- **Set task**
Write out the records that appear below, verbatim and complete, but without pictures.

- **Records with drawing code**

= = = =

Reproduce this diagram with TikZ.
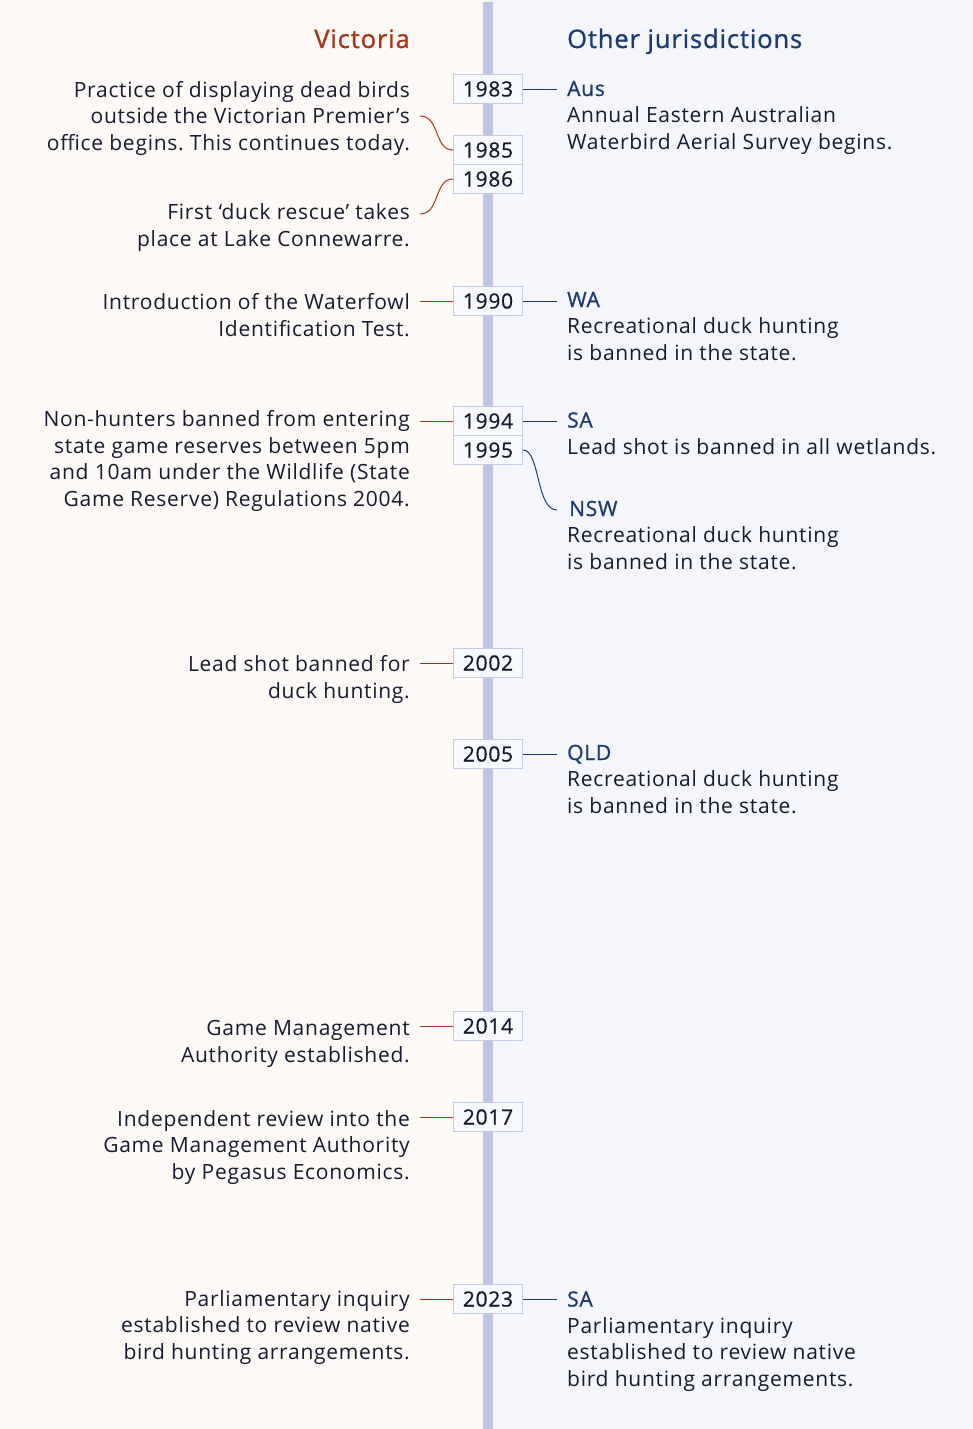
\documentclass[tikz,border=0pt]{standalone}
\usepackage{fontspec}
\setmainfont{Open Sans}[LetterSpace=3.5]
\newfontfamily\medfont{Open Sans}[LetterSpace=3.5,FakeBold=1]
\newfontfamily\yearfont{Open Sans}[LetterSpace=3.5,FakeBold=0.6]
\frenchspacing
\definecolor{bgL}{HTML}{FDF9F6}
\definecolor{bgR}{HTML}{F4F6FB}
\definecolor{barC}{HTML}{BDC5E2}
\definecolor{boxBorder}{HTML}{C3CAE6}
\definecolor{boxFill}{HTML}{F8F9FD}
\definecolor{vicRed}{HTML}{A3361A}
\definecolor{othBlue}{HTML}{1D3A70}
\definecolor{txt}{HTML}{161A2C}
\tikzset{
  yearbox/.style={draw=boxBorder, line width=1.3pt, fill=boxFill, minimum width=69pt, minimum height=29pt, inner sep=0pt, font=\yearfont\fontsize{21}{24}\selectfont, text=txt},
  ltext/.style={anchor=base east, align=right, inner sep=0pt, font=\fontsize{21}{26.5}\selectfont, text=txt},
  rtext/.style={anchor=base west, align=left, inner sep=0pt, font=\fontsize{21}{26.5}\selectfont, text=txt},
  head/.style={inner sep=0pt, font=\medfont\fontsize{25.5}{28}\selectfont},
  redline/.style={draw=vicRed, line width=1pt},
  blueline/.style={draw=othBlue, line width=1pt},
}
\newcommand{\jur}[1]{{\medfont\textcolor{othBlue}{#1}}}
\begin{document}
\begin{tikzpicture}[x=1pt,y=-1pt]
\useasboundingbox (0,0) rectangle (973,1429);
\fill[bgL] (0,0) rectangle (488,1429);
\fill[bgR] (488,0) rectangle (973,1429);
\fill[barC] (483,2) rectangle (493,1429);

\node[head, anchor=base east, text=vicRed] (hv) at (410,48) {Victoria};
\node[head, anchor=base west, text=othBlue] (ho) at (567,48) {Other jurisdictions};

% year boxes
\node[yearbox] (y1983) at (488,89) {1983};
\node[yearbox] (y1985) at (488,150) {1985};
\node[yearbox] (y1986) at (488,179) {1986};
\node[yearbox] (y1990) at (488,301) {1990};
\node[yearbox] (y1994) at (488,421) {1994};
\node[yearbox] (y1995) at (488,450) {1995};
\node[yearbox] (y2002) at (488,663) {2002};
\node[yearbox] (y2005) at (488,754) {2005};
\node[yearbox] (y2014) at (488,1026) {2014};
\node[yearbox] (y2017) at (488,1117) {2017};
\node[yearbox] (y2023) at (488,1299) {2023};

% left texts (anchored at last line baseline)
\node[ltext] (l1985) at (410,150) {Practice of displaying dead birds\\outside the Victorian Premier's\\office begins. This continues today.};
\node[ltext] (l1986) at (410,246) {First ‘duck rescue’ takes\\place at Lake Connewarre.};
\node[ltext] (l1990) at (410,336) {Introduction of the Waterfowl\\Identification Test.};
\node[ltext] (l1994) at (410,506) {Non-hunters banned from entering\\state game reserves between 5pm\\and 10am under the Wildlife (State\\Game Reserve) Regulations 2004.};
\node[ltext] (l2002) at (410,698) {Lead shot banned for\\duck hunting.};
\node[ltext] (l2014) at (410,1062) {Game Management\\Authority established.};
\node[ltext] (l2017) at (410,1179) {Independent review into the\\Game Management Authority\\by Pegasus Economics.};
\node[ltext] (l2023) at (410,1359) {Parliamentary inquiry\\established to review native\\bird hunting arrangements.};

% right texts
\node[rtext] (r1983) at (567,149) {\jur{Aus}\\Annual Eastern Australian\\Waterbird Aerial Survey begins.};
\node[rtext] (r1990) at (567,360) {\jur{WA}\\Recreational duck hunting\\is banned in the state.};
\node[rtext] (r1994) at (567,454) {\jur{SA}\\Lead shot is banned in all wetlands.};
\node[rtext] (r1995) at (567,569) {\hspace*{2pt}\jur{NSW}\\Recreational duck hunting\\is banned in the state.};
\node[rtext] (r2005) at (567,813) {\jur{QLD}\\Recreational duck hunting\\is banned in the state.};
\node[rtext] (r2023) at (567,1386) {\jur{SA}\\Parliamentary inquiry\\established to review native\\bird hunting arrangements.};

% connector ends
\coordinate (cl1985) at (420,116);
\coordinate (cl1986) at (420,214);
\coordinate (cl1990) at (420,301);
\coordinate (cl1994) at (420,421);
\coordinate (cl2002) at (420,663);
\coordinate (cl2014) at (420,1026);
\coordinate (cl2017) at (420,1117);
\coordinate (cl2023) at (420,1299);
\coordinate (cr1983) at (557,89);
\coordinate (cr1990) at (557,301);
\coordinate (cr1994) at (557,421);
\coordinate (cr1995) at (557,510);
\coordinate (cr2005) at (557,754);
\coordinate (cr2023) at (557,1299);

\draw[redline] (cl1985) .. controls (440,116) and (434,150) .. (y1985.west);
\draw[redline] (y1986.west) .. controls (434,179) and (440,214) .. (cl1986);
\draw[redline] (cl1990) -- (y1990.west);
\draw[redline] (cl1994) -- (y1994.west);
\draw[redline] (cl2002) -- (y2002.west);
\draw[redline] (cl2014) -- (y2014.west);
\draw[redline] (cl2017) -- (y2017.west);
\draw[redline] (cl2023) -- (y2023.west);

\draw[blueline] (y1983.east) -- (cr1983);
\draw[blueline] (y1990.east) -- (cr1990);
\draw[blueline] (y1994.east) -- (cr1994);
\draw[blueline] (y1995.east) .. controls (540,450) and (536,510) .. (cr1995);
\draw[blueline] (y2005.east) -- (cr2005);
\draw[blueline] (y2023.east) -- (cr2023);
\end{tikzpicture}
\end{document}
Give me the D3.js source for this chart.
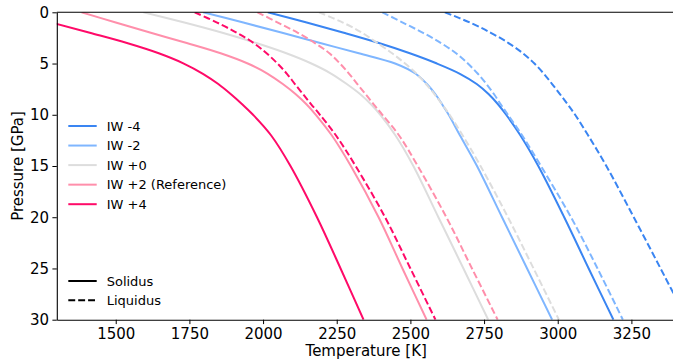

= = = =

- **Exercise result**
Reproduce this diagram with TikZ.
\documentclass[tikz,border=0pt]{standalone}
\usepackage{fontspec}
\setmainfont{Open Sans}[LetterSpace=3.5]
\newfontfamily\medfont{Open Sans}[LetterSpace=3.5,FakeBold=1]
\newfontfamily\yearfont{Open Sans}[LetterSpace=3.5,FakeBold=0.6]
\frenchspacing
\definecolor{bgL}{HTML}{FDF9F6}
\definecolor{bgR}{HTML}{F4F6FB}
\definecolor{barC}{HTML}{BDC5E2}
\definecolor{boxBorder}{HTML}{C3CAE6}
\definecolor{boxFill}{HTML}{F8F9FD}
\definecolor{vicRed}{HTML}{A3361A}
\definecolor{othBlue}{HTML}{1D3A70}
\definecolor{txt}{HTML}{161A2C}
\tikzset{
  yearbox/.style={draw=boxBorder, line width=1.3pt, fill=boxFill, minimum width=69pt, minimum height=29pt, inner sep=0pt, font=\yearfont\fontsize{21}{24}\selectfont, text=txt},
  ltext/.style={anchor=base east, align=right, inner sep=0pt, font=\fontsize{21}{26.5}\selectfont, text=txt},
  rtext/.style={anchor=base west, align=left, inner sep=0pt, font=\fontsize{21}{26.5}\selectfont, text=txt},
  head/.style={inner sep=0pt, font=\medfont\fontsize{25.5}{28}\selectfont},
  redline/.style={draw=vicRed, line width=1pt},
  blueline/.style={draw=othBlue, line width=1pt},
}
\newcommand{\jur}[1]{{\medfont\textcolor{othBlue}{#1}}}
\begin{document}
\begin{tikzpicture}[x=1pt,y=-1pt]
\useasboundingbox (0,0) rectangle (973,1429);
\fill[bgL] (0,0) rectangle (488,1429);
\fill[bgR] (488,0) rectangle (973,1429);
\fill[barC] (483,2) rectangle (493,1429);

\node[head, anchor=base east, text=vicRed] (hv) at (410,48) {Victoria};
\node[head, anchor=base west, text=othBlue] (ho) at (567,48) {Other jurisdictions};

% year boxes
\node[yearbox] (y1983) at (488,89) {1983};
\node[yearbox] (y1985) at (488,150) {1985};
\node[yearbox] (y1986) at (488,179) {1986};
\node[yearbox] (y1990) at (488,301) {1990};
\node[yearbox] (y1994) at (488,421) {1994};
\node[yearbox] (y1995) at (488,450) {1995};
\node[yearbox] (y2002) at (488,663) {2002};
\node[yearbox] (y2005) at (488,754) {2005};
\node[yearbox] (y2014) at (488,1026) {2014};
\node[yearbox] (y2017) at (488,1117) {2017};
\node[yearbox] (y2023) at (488,1299) {2023};

% left texts (anchored at last line baseline)
\node[ltext] (l1985) at (410,150) {Practice of displaying dead birds\\outside the Victorian Premier's\\office begins. This continues today.};
\node[ltext] (l1986) at (410,246) {First ‘duck rescue’ takes\\place at Lake Connewarre.};
\node[ltext] (l1990) at (410,336) {Introduction of the Waterfowl\\Identification Test.};
\node[ltext] (l1994) at (410,506) {Non-hunters banned from entering\\state game reserves between 5pm\\and 10am under the Wildlife (State\\Game Reserve) Regulations 2004.};
\node[ltext] (l2002) at (410,698) {Lead shot banned for\\duck hunting.};
\node[ltext] (l2014) at (410,1062) {Game Management\\Authority established.};
\node[ltext] (l2017) at (410,1179) {Independent review into the\\Game Management Authority\\by Pegasus Economics.};
\node[ltext] (l2023) at (410,1359) {Parliamentary inquiry\\established to review native\\bird hunting arrangements.};

% right texts
\node[rtext] (r1983) at (567,149) {\jur{Aus}\\Annual Eastern Australian\\Waterbird Aerial Survey begins.};
\node[rtext] (r1990) at (567,360) {\jur{WA}\\Recreational duck hunting\\is banned in the state.};
\node[rtext] (r1994) at (567,454) {\jur{SA}\\Lead shot is banned in all wetlands.};
\node[rtext] (r1995) at (567,569) {\hspace*{2pt}\jur{NSW}\\Recreational duck hunting\\is banned in the state.};
\node[rtext] (r2005) at (567,813) {\jur{QLD}\\Recreational duck hunting\\is banned in the state.};
\node[rtext] (r2023) at (567,1386) {\jur{SA}\\Parliamentary inquiry\\established to review native\\bird hunting arrangements.};

% connector ends
\coordinate (cl1985) at (420,116);
\coordinate (cl1986) at (420,214);
\coordinate (cl1990) at (420,301);
\coordinate (cl1994) at (420,421);
\coordinate (cl2002) at (420,663);
\coordinate (cl2014) at (420,1026);
\coordinate (cl2017) at (420,1117);
\coordinate (cl2023) at (420,1299);
\coordinate (cr1983) at (557,89);
\coordinate (cr1990) at (557,301);
\coordinate (cr1994) at (557,421);
\coordinate (cr1995) at (557,510);
\coordinate (cr2005) at (557,754);
\coordinate (cr2023) at (557,1299);

\draw[redline] (cl1985) .. controls (440,116) and (434,150) .. (y1985.west);
\draw[redline] (y1986.west) .. controls (434,179) and (440,214) .. (cl1986);
\draw[redline] (cl1990) -- (y1990.west);
\draw[redline] (cl1994) -- (y1994.west);
\draw[redline] (cl2002) -- (y2002.west);
\draw[redline] (cl2014) -- (y2014.west);
\draw[redline] (cl2017) -- (y2017.west);
\draw[redline] (cl2023) -- (y2023.west);

\draw[blueline] (y1983.east) -- (cr1983);
\draw[blueline] (y1990.east) -- (cr1990);
\draw[blueline] (y1994.east) -- (cr1994);
\draw[blueline] (y1995.east) .. controls (540,450) and (536,510) .. (cr1995);
\draw[blueline] (y2005.east) -- (cr2005);
\draw[blueline] (y2023.east) -- (cr2023);
\end{tikzpicture}
\end{document}
Give me the D3.js source for this chart.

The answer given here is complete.